Given the fact that one of us is a fool and the other a professional mountain guide based in the Canadian Rockies, it's no surprise that we opt for the ridge climb.
The hike begins with a short easy scramble up the rock ledges above camp, and then three-quarters of a mile of steep slopes of sand and scree. At the top of these we're into complicated entrenchments of Canyon limestone, edging carefully along narrow ledges above a long drop. At the end of the narrow ledges, there's a chute between two fins.
Cece is already halfway up the chute by the time I get to the end of the ledges.
"It's like third or fourth class scrambling," she calls down, one hand on the rock and her feet smeared on small edges in the limestone. "The hardest part is that you don't want to bushwhack it."
When I start climbing the chute I immediately find out what she means. The bottom of the chute holds enough dirt to support a good selection of desert plants. And, evolution in action, desert plants have evolved defenses to protect the precious moisture inside them: thorns. Spines. Prickles. Spikes. The trick of climbing this chute is that gravity and fear suggests you climb the bottom of the chute, securely tucked deep between the rock walls.

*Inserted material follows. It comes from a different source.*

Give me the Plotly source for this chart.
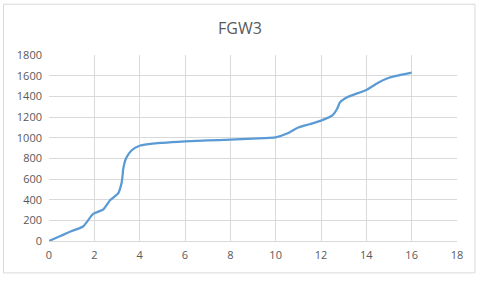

The reception you'd get at the bottom, though--sword yuccas, prickly pear, even the names suggesting the need for a healthy distance--that unpleasantness overrules fear and gravity. Instead of cowering at the bottom of the chute as I normally would, I climb as far out on the edge as I can. My right foot is on the chute's right wall, my left on the chute's left wall, stemming up the dihedral. And my hands--one is generally grabbing a hold in the knife-edged limestone (in the Canyon even the rocks have spikes) while the other, between searching for the next hold, carefully nudges a sword yucca or a thorny branch out of the way.
But it's not too hard, actually, and soon I'm at the top of the chute, where there is no more up. We're on the top of the ridge, far above camp. We pause for a couple of photos--the tiny boats fifteen hundred feet below little more than specks of red, white, and blue--and enjoy the rewards of the climb. As I turn in a circle to admire the view, I notice the next summit in the ridge a few hundred yards further south of us.
"Let's go," I tell Cece.
"You want to keep going?" she asks. I think she was expecting me to want to turn around; I've been lagging behind the whole trip. But I'm not smart enough for that. I'm just slow.
"I didn't come this far to NOT go up that one," I say.
Besides, it's an easy hike from here. We both go up to the next rounded summit, where we're seventeen hundred feet above the Colorado. And again, a quarter mile along the ridge further on, is a new high point, this one a dramatic rocky platform hanging high between the main Canyon on the left and a side canyon (209-Mile Canyon) on the right. Cece and I start forward almost without having to think about it.
We get to the new rocky summit, a stunning platform that drops steeply down to a canyon on each side. Eighteen hundred feet above the river. And just ahead, past some rocky scrambling, the next high point beckons, a jumbled mass of sharp-toothed limestone fins and towers and standing stones. It won't be THAT hard to get to...
We get back to camp just as full dark arrives.